Problem details — Repeat verbatim only the lines from the one with "Reproduce this chart with Plotly." through the one with "fig = go.Figure()", both ends kept. Pictures stay out.

Saved entries:
----------------

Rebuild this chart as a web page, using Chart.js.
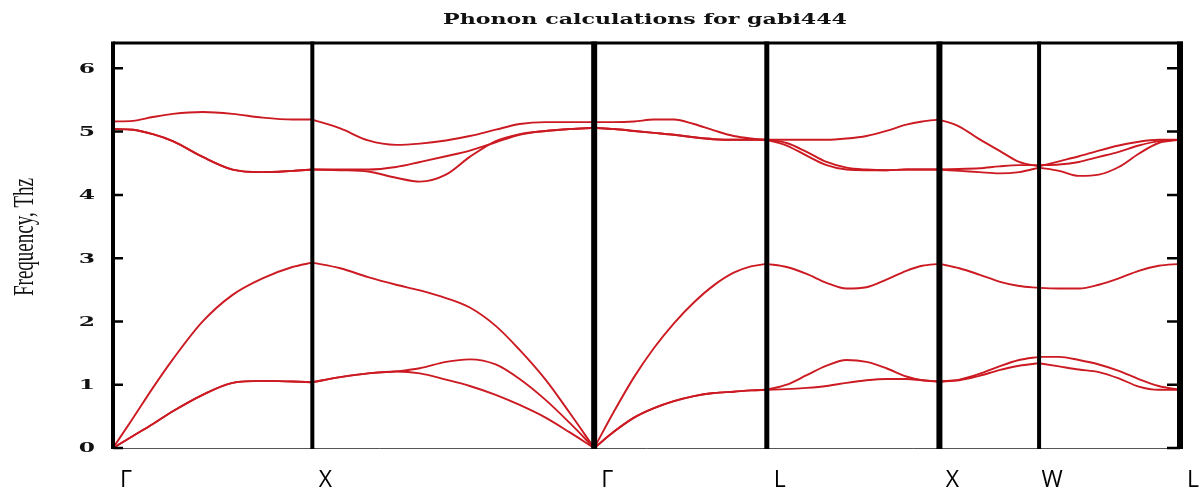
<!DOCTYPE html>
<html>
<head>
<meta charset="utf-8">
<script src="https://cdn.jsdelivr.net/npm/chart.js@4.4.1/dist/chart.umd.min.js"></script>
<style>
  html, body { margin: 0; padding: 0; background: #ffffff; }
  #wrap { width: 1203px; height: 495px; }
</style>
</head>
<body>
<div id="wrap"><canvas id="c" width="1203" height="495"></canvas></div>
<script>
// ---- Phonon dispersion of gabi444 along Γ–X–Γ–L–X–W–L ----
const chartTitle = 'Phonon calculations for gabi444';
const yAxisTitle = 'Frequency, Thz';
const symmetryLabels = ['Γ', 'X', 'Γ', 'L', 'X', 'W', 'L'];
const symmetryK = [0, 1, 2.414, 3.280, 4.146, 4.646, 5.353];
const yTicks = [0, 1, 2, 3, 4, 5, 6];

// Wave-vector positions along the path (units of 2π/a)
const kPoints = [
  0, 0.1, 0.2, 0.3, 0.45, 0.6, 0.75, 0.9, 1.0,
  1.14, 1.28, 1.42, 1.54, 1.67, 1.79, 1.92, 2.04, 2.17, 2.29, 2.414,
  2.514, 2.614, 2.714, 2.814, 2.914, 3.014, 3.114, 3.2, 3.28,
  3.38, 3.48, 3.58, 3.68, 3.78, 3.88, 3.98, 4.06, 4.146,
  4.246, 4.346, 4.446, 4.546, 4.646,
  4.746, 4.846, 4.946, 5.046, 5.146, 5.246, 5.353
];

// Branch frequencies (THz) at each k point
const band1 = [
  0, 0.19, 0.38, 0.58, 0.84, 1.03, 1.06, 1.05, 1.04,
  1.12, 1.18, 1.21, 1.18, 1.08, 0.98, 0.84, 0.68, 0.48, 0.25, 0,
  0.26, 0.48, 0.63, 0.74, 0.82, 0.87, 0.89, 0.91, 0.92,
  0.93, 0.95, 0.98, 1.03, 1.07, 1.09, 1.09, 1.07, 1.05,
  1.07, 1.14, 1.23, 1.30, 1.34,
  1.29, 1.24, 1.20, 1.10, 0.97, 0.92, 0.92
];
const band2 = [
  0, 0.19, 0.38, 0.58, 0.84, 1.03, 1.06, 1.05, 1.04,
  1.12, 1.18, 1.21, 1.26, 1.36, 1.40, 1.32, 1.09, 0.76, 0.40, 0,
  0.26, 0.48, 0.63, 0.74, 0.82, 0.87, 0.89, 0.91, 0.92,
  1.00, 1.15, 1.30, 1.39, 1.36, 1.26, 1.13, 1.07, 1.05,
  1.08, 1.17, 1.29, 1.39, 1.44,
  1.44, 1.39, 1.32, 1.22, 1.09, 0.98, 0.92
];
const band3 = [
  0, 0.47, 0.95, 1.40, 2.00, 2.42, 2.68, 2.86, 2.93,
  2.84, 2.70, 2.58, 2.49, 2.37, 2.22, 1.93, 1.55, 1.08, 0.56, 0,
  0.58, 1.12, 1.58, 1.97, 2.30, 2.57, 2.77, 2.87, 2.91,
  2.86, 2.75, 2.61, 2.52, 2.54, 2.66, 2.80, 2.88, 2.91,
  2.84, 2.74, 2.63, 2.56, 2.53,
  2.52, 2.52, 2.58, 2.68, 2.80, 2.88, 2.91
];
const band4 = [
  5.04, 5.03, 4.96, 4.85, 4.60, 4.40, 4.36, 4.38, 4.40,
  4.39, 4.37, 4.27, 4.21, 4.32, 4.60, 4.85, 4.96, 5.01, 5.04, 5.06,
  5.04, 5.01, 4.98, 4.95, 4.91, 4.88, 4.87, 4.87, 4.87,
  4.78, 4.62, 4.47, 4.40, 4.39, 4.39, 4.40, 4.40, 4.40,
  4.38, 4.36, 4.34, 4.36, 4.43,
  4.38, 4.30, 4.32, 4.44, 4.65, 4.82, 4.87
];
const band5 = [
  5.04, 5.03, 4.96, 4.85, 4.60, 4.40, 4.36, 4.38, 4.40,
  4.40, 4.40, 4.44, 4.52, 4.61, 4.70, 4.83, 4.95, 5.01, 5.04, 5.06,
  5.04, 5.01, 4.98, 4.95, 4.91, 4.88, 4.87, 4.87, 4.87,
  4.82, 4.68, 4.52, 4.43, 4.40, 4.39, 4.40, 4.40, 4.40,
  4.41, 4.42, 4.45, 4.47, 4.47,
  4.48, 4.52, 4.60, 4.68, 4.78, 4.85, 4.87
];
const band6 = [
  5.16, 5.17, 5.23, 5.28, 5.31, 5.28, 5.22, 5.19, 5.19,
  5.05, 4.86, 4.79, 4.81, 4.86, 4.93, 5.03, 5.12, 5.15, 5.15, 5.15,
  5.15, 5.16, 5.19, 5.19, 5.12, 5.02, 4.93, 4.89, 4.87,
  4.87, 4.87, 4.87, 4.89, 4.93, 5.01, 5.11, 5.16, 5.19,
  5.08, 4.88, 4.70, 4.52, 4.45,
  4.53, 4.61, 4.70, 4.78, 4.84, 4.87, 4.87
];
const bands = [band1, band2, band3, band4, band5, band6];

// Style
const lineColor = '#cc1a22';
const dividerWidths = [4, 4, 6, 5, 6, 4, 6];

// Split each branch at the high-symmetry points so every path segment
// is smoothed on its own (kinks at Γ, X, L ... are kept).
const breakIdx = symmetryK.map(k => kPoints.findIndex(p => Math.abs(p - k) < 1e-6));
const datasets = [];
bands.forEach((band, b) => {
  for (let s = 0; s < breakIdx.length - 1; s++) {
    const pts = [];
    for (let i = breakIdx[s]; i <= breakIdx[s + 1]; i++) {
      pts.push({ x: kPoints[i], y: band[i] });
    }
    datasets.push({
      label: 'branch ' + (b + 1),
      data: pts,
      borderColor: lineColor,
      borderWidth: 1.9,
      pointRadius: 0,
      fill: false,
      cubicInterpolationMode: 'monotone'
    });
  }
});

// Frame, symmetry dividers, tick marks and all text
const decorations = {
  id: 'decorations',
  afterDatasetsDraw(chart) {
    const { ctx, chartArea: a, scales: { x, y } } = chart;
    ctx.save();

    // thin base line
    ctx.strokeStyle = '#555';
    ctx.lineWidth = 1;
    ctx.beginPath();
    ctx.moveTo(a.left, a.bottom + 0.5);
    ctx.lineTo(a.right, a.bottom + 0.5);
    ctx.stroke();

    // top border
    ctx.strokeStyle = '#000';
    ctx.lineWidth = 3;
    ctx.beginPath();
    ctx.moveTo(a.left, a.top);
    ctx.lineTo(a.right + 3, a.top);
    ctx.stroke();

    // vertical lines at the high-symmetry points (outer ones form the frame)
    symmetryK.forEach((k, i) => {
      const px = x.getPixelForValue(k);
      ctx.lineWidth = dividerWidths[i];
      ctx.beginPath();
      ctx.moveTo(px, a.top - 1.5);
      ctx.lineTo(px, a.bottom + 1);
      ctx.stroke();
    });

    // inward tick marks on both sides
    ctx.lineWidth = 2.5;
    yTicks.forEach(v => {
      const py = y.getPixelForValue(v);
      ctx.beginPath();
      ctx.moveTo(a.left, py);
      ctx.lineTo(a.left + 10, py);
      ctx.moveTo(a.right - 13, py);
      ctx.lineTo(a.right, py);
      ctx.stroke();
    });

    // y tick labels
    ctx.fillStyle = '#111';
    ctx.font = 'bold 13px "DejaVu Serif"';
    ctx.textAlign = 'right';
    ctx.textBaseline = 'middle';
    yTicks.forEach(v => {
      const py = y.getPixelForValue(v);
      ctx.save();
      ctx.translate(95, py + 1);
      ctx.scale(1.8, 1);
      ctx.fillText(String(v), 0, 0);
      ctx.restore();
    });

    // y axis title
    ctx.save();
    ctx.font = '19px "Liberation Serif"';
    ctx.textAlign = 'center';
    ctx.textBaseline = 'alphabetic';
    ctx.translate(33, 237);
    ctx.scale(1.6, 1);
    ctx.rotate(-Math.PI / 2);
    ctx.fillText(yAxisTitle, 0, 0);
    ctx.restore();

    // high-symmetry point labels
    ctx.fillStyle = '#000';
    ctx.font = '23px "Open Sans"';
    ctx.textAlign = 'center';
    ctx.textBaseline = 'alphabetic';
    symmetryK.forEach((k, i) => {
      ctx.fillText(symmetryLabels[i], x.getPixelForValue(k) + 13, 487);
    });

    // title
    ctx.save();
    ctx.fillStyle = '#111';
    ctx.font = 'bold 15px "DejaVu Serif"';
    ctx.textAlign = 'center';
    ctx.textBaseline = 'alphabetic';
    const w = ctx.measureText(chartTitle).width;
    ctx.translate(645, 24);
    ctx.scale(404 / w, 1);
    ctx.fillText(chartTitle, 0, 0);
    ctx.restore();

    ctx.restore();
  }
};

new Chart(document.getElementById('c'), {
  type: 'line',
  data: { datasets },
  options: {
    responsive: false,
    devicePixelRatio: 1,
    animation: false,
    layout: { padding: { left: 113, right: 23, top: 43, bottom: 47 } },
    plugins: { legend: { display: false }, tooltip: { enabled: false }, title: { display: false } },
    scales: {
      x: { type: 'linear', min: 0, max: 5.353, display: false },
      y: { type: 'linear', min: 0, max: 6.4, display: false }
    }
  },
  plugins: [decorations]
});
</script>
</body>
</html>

----------------

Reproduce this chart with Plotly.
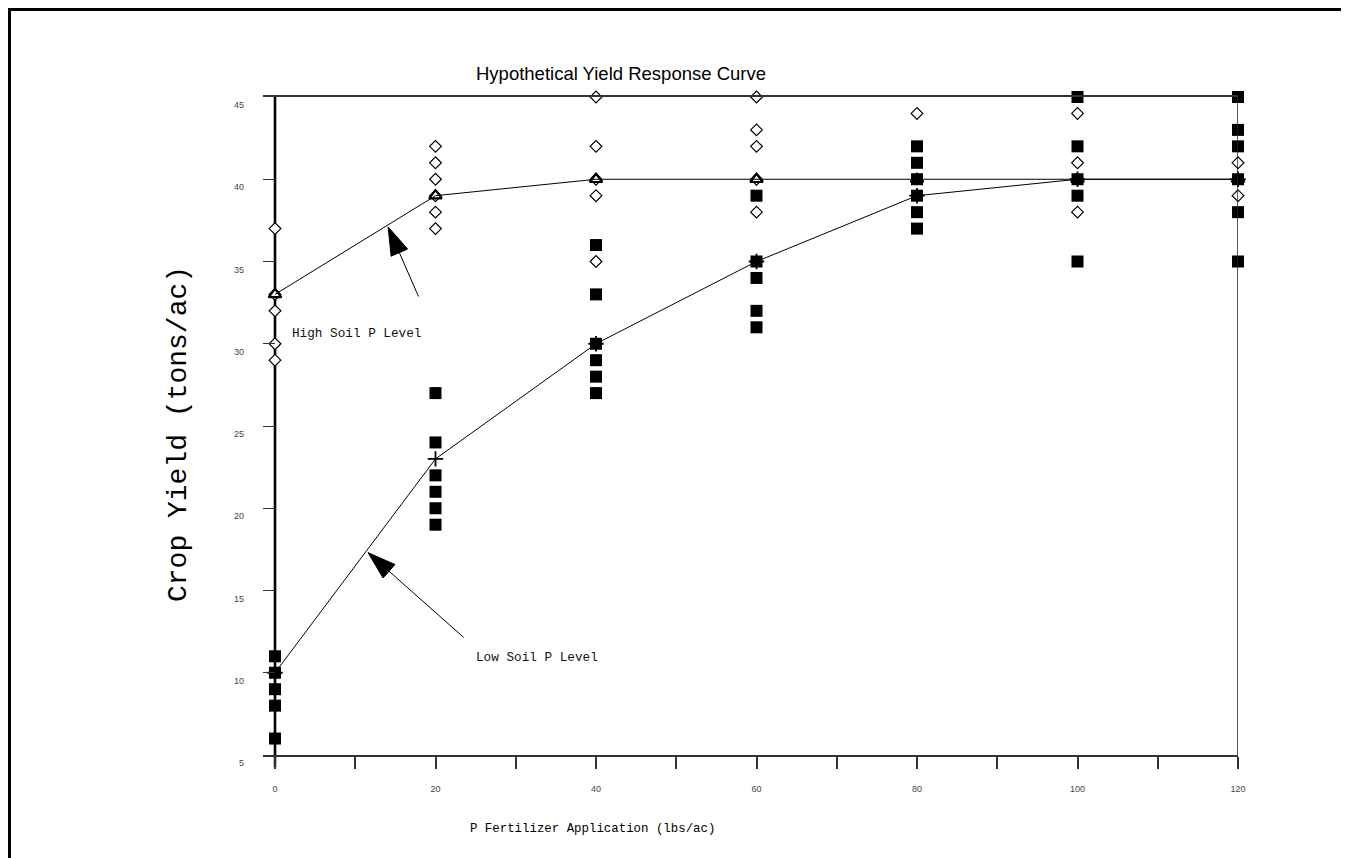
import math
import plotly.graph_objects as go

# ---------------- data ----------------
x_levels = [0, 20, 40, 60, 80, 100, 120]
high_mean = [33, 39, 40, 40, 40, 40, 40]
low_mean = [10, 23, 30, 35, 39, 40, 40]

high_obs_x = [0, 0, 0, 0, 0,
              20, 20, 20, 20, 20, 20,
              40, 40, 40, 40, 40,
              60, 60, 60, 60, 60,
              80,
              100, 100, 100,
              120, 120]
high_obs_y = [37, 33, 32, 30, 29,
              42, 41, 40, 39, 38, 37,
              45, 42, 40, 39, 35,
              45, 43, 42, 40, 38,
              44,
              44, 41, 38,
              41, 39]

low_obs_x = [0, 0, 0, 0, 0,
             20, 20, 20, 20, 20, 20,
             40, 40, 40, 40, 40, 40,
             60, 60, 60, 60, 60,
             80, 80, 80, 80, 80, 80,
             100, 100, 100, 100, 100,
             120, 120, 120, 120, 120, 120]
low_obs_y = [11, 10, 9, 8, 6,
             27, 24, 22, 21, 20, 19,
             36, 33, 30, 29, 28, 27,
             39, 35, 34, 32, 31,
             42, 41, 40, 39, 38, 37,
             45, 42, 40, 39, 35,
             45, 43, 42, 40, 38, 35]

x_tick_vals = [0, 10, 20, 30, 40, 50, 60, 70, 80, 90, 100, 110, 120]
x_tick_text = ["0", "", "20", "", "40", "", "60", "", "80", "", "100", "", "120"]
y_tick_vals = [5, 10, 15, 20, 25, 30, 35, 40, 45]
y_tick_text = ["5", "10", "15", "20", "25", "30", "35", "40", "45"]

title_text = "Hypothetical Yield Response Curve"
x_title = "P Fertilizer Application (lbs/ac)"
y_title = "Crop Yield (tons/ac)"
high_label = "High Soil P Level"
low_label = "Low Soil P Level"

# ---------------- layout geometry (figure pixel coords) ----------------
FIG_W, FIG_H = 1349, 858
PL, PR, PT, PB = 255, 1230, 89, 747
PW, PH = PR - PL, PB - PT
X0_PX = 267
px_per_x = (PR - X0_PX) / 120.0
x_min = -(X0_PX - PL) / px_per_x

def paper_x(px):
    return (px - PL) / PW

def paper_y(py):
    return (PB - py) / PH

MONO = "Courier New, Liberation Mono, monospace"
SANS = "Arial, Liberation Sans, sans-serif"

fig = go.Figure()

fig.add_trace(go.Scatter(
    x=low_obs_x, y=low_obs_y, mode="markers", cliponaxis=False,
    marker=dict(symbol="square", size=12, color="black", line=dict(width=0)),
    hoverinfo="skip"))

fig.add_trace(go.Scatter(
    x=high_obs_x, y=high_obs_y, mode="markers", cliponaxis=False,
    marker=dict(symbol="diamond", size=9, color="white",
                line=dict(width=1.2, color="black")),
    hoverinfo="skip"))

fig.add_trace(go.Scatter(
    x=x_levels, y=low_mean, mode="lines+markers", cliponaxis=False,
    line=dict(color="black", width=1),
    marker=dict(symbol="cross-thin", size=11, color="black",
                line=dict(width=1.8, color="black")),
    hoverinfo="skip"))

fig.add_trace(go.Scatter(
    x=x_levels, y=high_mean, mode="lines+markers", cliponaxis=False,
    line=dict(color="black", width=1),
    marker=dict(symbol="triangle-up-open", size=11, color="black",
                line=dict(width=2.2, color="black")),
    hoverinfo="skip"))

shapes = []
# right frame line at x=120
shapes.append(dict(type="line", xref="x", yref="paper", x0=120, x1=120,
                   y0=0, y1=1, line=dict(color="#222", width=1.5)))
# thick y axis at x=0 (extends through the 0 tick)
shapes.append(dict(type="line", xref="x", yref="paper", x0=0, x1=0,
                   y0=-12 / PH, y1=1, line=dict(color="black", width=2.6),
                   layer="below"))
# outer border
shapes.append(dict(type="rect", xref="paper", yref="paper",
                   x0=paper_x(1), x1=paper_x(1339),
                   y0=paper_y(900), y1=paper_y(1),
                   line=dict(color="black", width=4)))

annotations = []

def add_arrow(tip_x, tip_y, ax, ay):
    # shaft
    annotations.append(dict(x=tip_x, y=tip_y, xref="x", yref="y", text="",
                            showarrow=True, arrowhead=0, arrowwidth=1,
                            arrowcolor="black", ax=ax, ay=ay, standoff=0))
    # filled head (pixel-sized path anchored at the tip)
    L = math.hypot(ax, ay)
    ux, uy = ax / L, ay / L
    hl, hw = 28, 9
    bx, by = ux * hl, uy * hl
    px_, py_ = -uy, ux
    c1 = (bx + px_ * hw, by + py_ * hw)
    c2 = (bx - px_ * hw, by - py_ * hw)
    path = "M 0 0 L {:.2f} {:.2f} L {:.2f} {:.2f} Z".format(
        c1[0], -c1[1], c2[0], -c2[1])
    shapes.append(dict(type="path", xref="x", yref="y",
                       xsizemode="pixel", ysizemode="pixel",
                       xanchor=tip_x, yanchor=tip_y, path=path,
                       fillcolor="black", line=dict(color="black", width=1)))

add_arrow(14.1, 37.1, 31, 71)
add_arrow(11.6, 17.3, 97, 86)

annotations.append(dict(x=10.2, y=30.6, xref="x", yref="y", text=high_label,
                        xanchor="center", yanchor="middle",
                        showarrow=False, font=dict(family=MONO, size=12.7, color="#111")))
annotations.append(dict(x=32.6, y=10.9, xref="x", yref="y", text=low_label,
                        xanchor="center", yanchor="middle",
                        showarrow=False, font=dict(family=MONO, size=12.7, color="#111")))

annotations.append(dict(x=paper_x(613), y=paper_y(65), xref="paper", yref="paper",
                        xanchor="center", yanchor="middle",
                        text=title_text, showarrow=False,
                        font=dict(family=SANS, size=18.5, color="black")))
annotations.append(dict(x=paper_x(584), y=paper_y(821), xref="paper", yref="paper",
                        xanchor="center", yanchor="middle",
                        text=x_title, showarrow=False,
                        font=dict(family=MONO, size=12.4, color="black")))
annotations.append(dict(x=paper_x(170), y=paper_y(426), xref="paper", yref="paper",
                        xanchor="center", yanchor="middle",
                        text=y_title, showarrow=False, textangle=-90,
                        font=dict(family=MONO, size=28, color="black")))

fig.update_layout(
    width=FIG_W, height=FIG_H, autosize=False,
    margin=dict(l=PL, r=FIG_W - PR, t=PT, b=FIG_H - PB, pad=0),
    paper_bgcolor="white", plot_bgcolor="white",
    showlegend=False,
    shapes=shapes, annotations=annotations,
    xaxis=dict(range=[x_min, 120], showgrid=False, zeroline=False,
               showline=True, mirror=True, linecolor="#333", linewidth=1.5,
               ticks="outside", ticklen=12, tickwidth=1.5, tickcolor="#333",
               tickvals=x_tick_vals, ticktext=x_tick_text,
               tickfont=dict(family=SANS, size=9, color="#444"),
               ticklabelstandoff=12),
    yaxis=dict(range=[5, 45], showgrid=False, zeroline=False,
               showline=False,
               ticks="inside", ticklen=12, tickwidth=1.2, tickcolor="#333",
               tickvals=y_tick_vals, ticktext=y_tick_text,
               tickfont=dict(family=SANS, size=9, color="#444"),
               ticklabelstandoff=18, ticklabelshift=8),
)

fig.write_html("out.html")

----------------

Final result —
Reproduce this chart with Plotly.
import math
import plotly.graph_objects as go

# ---------------- data ----------------
x_levels = [0, 20, 40, 60, 80, 100, 120]
high_mean = [33, 39, 40, 40, 40, 40, 40]
low_mean = [10, 23, 30, 35, 39, 40, 40]

high_obs_x = [0, 0, 0, 0, 0,
              20, 20, 20, 20, 20, 20,
              40, 40, 40, 40, 40,
              60, 60, 60, 60, 60,
              80,
              100, 100, 100,
              120, 120]
high_obs_y = [37, 33, 32, 30, 29,
              42, 41, 40, 39, 38, 37,
              45, 42, 40, 39, 35,
              45, 43, 42, 40, 38,
              44,
              44, 41, 38,
              41, 39]

low_obs_x = [0, 0, 0, 0, 0,
             20, 20, 20, 20, 20, 20,
             40, 40, 40, 40, 40, 40,
             60, 60, 60, 60, 60,
             80, 80, 80, 80, 80, 80,
             100, 100, 100, 100, 100,
             120, 120, 120, 120, 120, 120]
low_obs_y = [11, 10, 9, 8, 6,
             27, 24, 22, 21, 20, 19,
             36, 33, 30, 29, 28, 27,
             39, 35, 34, 32, 31,
             42, 41, 40, 39, 38, 37,
             45, 42, 40, 39, 35,
             45, 43, 42, 40, 38, 35]

x_tick_vals = [0, 10, 20, 30, 40, 50, 60, 70, 80, 90, 100, 110, 120]
x_tick_text = ["0", "", "20", "", "40", "", "60", "", "80", "", "100", "", "120"]
y_tick_vals = [5, 10, 15, 20, 25, 30, 35, 40, 45]
y_tick_text = ["5", "10", "15", "20", "25", "30", "35", "40", "45"]

title_text = "Hypothetical Yield Response Curve"
x_title = "P Fertilizer Application (lbs/ac)"
y_title = "Crop Yield (tons/ac)"
high_label = "High Soil P Level"
low_label = "Low Soil P Level"

# ---------------- layout geometry (figure pixel coords) ----------------
FIG_W, FIG_H = 1349, 858
PL, PR, PT, PB = 255, 1230, 89, 747
PW, PH = PR - PL, PB - PT
X0_PX = 267
px_per_x = (PR - X0_PX) / 120.0
x_min = -(X0_PX - PL) / px_per_x

def paper_x(px):
    return (px - PL) / PW

def paper_y(py):
    return (PB - py) / PH

MONO = "Courier New, Liberation Mono, monospace"
SANS = "Arial, Liberation Sans, sans-serif"

fig = go.Figure()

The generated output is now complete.